End of Watch commence fort. Très fort. Une poursuite en voiture d'un réalisme saisissant, à partir de la caméra installée dans le pare-brise d'une voiture de police, qui se termine avec une fusillade aussi déstabilisante qu'élégante, voilà qui donne le ton à un film qui se targue d'être audacieux. En effet, il l'est en premier lieu, lorsqu'il installe autant la complicité entre les deux héros - des partenaires d'une grande loyauté, des héros du quotidien - qu'il met en place sa mécanique de caméra intradiégétique, c'est-à-dire une caméra qui est intégrée à l'intérieur de l'histoire, qui est manipulée par les personnages. Sauf que lorsque le film se met à tricher sur son propre concept, on perd un peu d'intérêt. Et plus le film avance, plus l'audace s'étiole...
Le réalisateur David Ayer connaît bien le milieu policier de Los Angeles, comme en fait foi sa filmographie qui comprend Training Day (comme scénariste) et Street Kings (comme réalisateur et scénariste). Cela est apparent dans le film, qui semble décrire avec précision les détails du quotidien exigeant de ces policiers qui ne connaissent que la méthode forte. Les thématiques - comme c'est souvent le cas avec les personnages policiers - de loyauté, d'héroïsme et de justice sont fortes et le scénariste propose plusieurs situations fortes et signifiantes en ce sens, surtout parce que les situations sont crédibles. Dans un premier temps.

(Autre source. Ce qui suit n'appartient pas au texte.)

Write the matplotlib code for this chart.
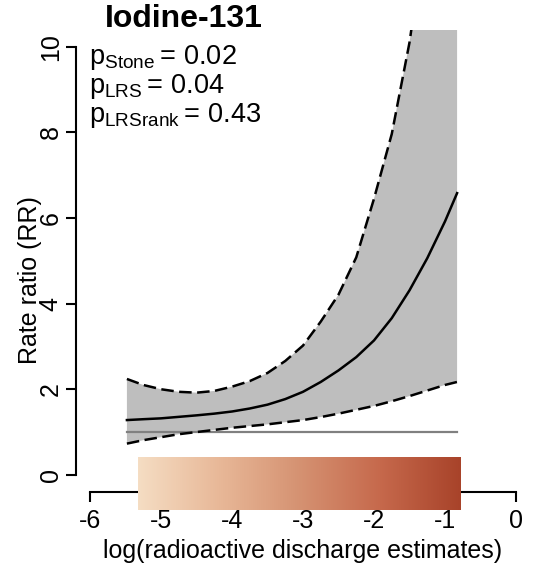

Par la suite, le contexte (et surtout la finale) fait appel aux plus fieffés clichés de films policiers, ce qui diminue grandement l'effet de surprise, et de ce fait l'intérêt. Jake Gyllenhaal et Michael Peña peuvent bien être excellents - et ils le sont - on n'adhère pas entièrement à la situation tellement elle semble forcée. Une grande partie de ce problème vient aussi de cette décision d'installer la caméra à l'intérieur de l'histoire; un processus qui s'avère souvent lourd lors de la conclusion, comme on l'a constaté avec Chronicle et avec Project X plus tôt cette année.
Car après avoir installé ses caméras dans le contexte de l'histoire pour filmer les héros, le scénariste est confronté à un problème : qui filme l'antagoniste? La solution qu'il a trouvée est décevante (l'antagoniste se filme lui-même) et va à l'encontre même du concept de caméra intradiégétique proposée; en effet, maintenant qu'on sait qui tourne les images, la question devient : qui monte les images?
Et il n'y a pas de réponse à cette question, du moins pas à l'intérieur du film. End of Watch est donc coincé par son propre concept, lui qui tombe dans un piège qu'il s'était lui-même tendu. Bel essai, mais la mission n'est pas accomplie, et on ne peut faire autrement que d'être un peu déçu.